** Work to be completed **
Check each line for the string "this". Give only the count of lines that have it.

** Given information **
== == ==
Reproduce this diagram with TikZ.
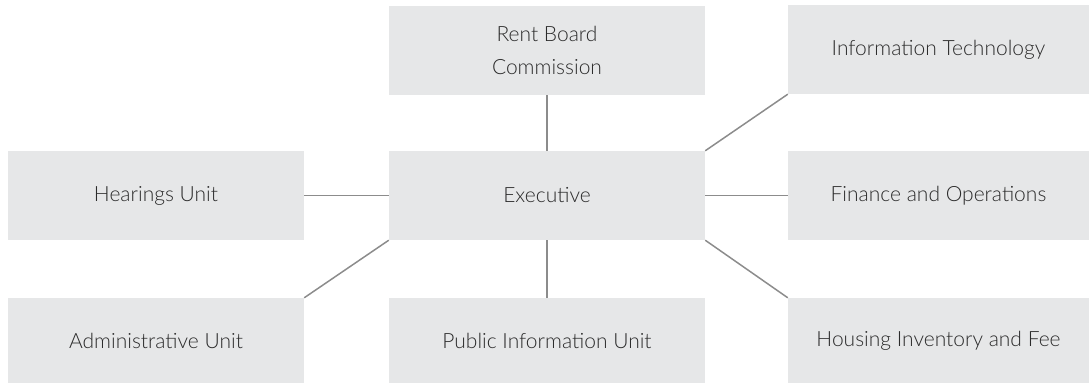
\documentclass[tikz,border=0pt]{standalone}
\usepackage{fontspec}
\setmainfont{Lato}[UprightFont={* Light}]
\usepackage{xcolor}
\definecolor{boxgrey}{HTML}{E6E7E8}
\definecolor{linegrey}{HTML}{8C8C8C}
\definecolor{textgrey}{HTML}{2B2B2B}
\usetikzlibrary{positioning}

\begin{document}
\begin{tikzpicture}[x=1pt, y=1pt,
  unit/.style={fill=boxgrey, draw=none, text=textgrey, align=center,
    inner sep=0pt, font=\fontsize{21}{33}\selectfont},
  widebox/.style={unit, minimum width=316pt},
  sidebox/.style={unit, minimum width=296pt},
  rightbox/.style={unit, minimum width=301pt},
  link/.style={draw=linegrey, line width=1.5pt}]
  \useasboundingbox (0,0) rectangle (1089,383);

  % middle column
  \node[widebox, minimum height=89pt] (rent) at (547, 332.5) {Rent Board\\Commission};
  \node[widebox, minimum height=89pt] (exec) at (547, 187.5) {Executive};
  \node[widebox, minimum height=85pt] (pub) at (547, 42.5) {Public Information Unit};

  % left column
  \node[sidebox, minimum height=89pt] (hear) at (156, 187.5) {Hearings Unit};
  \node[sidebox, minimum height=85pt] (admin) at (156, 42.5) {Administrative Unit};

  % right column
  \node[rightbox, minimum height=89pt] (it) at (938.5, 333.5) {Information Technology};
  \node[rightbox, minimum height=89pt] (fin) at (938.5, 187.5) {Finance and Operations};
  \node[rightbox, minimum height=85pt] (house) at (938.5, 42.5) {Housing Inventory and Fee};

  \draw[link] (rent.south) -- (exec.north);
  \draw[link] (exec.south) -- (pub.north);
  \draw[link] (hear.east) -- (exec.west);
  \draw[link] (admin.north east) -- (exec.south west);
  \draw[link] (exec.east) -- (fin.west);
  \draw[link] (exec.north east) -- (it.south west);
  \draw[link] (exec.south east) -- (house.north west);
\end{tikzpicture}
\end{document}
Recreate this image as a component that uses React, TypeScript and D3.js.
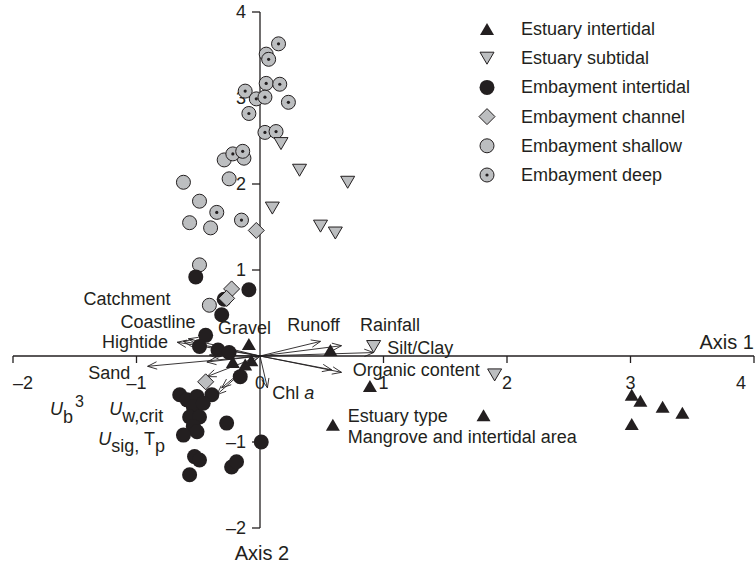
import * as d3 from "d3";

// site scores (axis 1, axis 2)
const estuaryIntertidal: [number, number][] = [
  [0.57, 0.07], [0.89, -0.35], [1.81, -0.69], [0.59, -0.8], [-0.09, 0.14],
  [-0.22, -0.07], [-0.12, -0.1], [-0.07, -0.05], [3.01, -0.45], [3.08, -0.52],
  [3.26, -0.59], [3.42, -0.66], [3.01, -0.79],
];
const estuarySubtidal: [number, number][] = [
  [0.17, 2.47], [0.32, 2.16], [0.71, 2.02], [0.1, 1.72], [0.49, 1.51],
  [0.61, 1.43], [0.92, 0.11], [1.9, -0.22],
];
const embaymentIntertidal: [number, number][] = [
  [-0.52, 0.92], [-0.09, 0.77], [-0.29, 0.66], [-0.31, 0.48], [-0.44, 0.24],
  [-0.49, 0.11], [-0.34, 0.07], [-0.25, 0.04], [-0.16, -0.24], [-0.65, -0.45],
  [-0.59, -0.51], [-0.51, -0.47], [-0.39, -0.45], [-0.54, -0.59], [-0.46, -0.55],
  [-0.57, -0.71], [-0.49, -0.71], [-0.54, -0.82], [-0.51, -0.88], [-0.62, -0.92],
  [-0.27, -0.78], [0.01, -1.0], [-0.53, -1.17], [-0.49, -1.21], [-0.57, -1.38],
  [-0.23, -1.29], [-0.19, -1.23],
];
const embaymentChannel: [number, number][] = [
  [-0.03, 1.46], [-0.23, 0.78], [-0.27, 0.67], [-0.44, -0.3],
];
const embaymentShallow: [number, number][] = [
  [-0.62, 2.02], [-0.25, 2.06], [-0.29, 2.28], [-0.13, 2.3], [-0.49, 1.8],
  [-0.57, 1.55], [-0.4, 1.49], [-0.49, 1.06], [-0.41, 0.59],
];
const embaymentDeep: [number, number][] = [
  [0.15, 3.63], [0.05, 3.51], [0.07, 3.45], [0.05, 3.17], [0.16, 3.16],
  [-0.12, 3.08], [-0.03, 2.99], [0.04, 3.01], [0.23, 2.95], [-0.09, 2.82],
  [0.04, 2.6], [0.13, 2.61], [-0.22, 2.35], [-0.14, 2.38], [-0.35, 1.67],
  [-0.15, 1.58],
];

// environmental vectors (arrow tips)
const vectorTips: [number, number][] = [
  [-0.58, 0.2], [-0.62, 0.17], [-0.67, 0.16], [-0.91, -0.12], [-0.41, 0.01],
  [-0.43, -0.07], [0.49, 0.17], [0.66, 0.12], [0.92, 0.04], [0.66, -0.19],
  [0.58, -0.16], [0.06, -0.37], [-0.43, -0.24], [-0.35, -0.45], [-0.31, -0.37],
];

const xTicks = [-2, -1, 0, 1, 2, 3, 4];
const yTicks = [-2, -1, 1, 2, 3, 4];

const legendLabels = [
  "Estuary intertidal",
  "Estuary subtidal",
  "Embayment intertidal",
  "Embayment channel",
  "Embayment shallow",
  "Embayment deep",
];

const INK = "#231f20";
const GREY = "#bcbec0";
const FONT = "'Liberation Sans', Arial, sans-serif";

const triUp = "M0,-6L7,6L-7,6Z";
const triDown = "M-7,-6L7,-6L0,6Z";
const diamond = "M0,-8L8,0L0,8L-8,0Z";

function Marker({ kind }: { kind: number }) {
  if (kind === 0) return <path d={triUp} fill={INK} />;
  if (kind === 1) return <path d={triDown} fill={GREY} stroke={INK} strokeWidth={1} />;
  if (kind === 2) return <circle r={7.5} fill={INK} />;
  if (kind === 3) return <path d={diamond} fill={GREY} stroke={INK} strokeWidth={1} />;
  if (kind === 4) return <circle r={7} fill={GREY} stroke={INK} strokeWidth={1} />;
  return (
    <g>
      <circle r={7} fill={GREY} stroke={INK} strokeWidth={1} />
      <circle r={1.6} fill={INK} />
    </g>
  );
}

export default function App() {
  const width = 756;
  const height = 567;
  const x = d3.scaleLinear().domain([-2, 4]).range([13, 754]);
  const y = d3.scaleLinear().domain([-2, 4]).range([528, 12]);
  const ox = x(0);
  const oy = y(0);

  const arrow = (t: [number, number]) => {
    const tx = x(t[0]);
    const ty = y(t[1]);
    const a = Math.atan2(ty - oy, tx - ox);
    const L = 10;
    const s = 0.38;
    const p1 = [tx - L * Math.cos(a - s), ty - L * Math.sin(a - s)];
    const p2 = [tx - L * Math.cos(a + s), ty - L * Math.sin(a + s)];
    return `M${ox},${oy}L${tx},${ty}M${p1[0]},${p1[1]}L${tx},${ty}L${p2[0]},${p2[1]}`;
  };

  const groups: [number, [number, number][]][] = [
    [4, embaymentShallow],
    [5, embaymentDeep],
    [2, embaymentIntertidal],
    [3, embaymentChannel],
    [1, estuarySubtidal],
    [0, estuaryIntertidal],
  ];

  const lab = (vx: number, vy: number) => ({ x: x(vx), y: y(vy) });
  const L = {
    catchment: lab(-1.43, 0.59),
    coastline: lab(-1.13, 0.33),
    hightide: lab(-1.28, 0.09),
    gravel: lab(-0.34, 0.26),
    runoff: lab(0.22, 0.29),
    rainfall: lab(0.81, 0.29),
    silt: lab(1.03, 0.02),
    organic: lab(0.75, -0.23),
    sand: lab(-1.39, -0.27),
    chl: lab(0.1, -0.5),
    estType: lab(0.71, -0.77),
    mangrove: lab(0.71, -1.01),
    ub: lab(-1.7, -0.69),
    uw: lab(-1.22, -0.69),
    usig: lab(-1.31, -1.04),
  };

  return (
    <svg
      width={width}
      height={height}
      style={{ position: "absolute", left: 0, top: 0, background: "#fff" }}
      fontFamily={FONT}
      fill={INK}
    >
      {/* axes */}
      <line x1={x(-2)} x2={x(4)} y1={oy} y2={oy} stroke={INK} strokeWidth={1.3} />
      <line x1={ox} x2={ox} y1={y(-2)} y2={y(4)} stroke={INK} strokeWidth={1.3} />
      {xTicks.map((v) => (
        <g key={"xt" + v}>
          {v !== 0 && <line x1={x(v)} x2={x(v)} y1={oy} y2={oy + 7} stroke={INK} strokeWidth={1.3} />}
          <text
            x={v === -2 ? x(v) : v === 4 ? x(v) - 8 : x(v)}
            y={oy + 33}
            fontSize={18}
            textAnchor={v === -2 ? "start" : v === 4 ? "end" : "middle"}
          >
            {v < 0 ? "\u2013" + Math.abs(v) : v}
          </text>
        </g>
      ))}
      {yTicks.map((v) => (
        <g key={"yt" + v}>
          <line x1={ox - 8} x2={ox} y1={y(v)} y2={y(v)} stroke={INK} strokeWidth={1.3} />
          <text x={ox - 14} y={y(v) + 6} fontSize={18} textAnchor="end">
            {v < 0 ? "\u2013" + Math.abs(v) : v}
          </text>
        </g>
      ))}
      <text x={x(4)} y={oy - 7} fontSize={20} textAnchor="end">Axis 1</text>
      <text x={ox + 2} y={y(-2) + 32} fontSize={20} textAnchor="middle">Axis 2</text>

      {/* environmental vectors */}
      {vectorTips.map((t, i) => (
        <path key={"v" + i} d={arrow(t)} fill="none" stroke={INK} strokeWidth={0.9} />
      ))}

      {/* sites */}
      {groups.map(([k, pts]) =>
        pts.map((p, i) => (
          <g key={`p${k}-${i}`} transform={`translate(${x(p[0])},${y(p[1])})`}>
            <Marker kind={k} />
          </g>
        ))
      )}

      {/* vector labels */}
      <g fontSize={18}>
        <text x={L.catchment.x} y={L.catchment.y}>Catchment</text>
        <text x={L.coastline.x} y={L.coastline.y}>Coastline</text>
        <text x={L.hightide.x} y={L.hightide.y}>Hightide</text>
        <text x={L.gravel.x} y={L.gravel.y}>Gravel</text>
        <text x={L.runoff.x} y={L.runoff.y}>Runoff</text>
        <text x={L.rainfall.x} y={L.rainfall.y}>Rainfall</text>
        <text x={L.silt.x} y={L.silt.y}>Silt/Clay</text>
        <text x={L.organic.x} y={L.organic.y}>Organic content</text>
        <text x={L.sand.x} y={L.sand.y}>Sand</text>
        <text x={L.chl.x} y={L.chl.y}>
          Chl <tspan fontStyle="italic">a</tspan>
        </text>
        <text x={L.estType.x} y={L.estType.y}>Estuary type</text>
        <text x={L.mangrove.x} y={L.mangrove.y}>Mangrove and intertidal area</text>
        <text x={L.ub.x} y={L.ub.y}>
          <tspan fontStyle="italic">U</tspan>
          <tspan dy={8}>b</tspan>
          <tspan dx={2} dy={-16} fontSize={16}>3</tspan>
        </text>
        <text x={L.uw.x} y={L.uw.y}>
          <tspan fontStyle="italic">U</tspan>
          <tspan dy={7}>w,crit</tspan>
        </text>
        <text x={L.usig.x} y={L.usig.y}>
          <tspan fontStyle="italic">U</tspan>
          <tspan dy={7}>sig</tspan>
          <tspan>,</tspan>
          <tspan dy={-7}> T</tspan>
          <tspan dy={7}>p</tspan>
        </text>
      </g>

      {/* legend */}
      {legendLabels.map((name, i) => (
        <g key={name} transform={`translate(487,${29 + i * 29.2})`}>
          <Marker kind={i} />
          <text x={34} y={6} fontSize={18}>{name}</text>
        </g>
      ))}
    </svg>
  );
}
== == ==
** Problem solution **
2